## Records to use
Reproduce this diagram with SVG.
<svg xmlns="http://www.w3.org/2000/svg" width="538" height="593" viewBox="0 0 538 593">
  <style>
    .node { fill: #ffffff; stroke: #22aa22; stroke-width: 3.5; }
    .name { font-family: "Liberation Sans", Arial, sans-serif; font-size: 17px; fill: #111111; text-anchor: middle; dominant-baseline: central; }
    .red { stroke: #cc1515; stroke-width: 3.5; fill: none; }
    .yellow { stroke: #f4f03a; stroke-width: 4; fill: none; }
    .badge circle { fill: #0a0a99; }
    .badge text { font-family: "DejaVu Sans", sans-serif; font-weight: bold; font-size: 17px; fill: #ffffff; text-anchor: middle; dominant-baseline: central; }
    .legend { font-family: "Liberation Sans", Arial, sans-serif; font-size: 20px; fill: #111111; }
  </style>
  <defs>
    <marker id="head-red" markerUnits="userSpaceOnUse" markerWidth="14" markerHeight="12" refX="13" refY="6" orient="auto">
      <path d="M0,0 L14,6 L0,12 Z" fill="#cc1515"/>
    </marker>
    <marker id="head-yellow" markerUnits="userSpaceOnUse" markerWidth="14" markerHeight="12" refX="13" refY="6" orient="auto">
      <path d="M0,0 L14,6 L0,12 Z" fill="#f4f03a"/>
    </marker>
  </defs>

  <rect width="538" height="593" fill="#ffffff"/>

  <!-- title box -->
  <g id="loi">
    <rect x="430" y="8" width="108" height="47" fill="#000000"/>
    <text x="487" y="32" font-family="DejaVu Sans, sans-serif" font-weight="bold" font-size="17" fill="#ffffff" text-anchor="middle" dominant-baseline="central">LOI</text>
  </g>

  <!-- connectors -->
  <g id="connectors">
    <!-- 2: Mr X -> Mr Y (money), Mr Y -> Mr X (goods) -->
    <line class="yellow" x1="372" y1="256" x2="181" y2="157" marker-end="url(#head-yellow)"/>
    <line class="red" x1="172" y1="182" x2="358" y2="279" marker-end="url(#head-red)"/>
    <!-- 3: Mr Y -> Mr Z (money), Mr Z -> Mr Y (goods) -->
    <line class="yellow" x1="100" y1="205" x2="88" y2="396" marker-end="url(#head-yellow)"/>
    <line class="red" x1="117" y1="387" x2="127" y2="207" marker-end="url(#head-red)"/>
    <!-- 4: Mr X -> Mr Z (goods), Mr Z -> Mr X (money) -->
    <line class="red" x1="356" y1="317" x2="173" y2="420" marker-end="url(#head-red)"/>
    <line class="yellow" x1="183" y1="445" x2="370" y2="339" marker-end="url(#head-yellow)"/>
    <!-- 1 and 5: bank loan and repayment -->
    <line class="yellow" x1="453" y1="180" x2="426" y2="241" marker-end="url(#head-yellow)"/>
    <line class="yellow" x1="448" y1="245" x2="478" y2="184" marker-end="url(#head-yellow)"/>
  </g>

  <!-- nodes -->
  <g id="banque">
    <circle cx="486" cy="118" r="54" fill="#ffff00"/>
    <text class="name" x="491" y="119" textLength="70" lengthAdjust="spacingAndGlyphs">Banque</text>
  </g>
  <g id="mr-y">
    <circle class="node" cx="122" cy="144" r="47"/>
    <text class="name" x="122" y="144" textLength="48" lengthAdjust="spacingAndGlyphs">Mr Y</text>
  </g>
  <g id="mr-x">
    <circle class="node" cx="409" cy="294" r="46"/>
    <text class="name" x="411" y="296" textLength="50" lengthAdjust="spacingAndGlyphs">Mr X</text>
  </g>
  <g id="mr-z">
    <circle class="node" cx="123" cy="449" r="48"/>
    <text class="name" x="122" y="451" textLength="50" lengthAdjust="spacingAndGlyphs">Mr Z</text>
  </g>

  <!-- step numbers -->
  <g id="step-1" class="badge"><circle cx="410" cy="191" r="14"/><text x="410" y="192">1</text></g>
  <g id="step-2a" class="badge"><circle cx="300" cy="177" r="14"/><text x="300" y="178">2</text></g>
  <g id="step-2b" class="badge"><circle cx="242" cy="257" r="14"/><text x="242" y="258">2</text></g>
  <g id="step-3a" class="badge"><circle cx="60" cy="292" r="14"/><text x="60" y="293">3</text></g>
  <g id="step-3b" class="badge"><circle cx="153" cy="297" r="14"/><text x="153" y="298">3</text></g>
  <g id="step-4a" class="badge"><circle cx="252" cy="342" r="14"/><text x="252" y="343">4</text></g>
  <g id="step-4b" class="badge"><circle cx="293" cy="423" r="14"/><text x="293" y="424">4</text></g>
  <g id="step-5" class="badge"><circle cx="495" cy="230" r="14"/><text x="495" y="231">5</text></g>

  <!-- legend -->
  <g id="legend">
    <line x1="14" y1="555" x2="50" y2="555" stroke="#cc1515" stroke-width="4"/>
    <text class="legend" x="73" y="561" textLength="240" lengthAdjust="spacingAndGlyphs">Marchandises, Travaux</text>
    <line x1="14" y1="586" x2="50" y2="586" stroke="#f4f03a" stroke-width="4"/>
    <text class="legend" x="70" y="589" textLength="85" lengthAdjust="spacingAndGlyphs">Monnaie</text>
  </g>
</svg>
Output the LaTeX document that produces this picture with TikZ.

## Exercise directions
Show the data once more, exactly as it was written.

## Full response
Reproduce this diagram with SVG.
<svg xmlns="http://www.w3.org/2000/svg" width="538" height="593" viewBox="0 0 538 593">
  <style>
    .node { fill: #ffffff; stroke: #22aa22; stroke-width: 3.5; }
    .name { font-family: "Liberation Sans", Arial, sans-serif; font-size: 17px; fill: #111111; text-anchor: middle; dominant-baseline: central; }
    .red { stroke: #cc1515; stroke-width: 3.5; fill: none; }
    .yellow { stroke: #f4f03a; stroke-width: 4; fill: none; }
    .badge circle { fill: #0a0a99; }
    .badge text { font-family: "DejaVu Sans", sans-serif; font-weight: bold; font-size: 17px; fill: #ffffff; text-anchor: middle; dominant-baseline: central; }
    .legend { font-family: "Liberation Sans", Arial, sans-serif; font-size: 20px; fill: #111111; }
  </style>
  <defs>
    <marker id="head-red" markerUnits="userSpaceOnUse" markerWidth="14" markerHeight="12" refX="13" refY="6" orient="auto">
      <path d="M0,0 L14,6 L0,12 Z" fill="#cc1515"/>
    </marker>
    <marker id="head-yellow" markerUnits="userSpaceOnUse" markerWidth="14" markerHeight="12" refX="13" refY="6" orient="auto">
      <path d="M0,0 L14,6 L0,12 Z" fill="#f4f03a"/>
    </marker>
  </defs>

  <rect width="538" height="593" fill="#ffffff"/>

  <!-- title box -->
  <g id="loi">
    <rect x="430" y="8" width="108" height="47" fill="#000000"/>
    <text x="487" y="32" font-family="DejaVu Sans, sans-serif" font-weight="bold" font-size="17" fill="#ffffff" text-anchor="middle" dominant-baseline="central">LOI</text>
  </g>

  <!-- connectors -->
  <g id="connectors">
    <!-- 2: Mr X -> Mr Y (money), Mr Y -> Mr X (goods) -->
    <line class="yellow" x1="372" y1="256" x2="181" y2="157" marker-end="url(#head-yellow)"/>
    <line class="red" x1="172" y1="182" x2="358" y2="279" marker-end="url(#head-red)"/>
    <!-- 3: Mr Y -> Mr Z (money), Mr Z -> Mr Y (goods) -->
    <line class="yellow" x1="100" y1="205" x2="88" y2="396" marker-end="url(#head-yellow)"/>
    <line class="red" x1="117" y1="387" x2="127" y2="207" marker-end="url(#head-red)"/>
    <!-- 4: Mr X -> Mr Z (goods), Mr Z -> Mr X (money) -->
    <line class="red" x1="356" y1="317" x2="173" y2="420" marker-end="url(#head-red)"/>
    <line class="yellow" x1="183" y1="445" x2="370" y2="339" marker-end="url(#head-yellow)"/>
    <!-- 1 and 5: bank loan and repayment -->
    <line class="yellow" x1="453" y1="180" x2="426" y2="241" marker-end="url(#head-yellow)"/>
    <line class="yellow" x1="448" y1="245" x2="478" y2="184" marker-end="url(#head-yellow)"/>
  </g>

  <!-- nodes -->
  <g id="banque">
    <circle cx="486" cy="118" r="54" fill="#ffff00"/>
    <text class="name" x="491" y="119" textLength="70" lengthAdjust="spacingAndGlyphs">Banque</text>
  </g>
  <g id="mr-y">
    <circle class="node" cx="122" cy="144" r="47"/>
    <text class="name" x="122" y="144" textLength="48" lengthAdjust="spacingAndGlyphs">Mr Y</text>
  </g>
  <g id="mr-x">
    <circle class="node" cx="409" cy="294" r="46"/>
    <text class="name" x="411" y="296" textLength="50" lengthAdjust="spacingAndGlyphs">Mr X</text>
  </g>
  <g id="mr-z">
    <circle class="node" cx="123" cy="449" r="48"/>
    <text class="name" x="122" y="451" textLength="50" lengthAdjust="spacingAndGlyphs">Mr Z</text>
  </g>

  <!-- step numbers -->
  <g id="step-1" class="badge"><circle cx="410" cy="191" r="14"/><text x="410" y="192">1</text></g>
  <g id="step-2a" class="badge"><circle cx="300" cy="177" r="14"/><text x="300" y="178">2</text></g>
  <g id="step-2b" class="badge"><circle cx="242" cy="257" r="14"/><text x="242" y="258">2</text></g>
  <g id="step-3a" class="badge"><circle cx="60" cy="292" r="14"/><text x="60" y="293">3</text></g>
  <g id="step-3b" class="badge"><circle cx="153" cy="297" r="14"/><text x="153" y="298">3</text></g>
  <g id="step-4a" class="badge"><circle cx="252" cy="342" r="14"/><text x="252" y="343">4</text></g>
  <g id="step-4b" class="badge"><circle cx="293" cy="423" r="14"/><text x="293" y="424">4</text></g>
  <g id="step-5" class="badge"><circle cx="495" cy="230" r="14"/><text x="495" y="231">5</text></g>

  <!-- legend -->
  <g id="legend">
    <line x1="14" y1="555" x2="50" y2="555" stroke="#cc1515" stroke-width="4"/>
    <text class="legend" x="73" y="561" textLength="240" lengthAdjust="spacingAndGlyphs">Marchandises, Travaux</text>
    <line x1="14" y1="586" x2="50" y2="586" stroke="#f4f03a" stroke-width="4"/>
    <text class="legend" x="70" y="589" textLength="85" lengthAdjust="spacingAndGlyphs">Monnaie</text>
  </g>
</svg>
Output the LaTeX document that produces this picture with TikZ.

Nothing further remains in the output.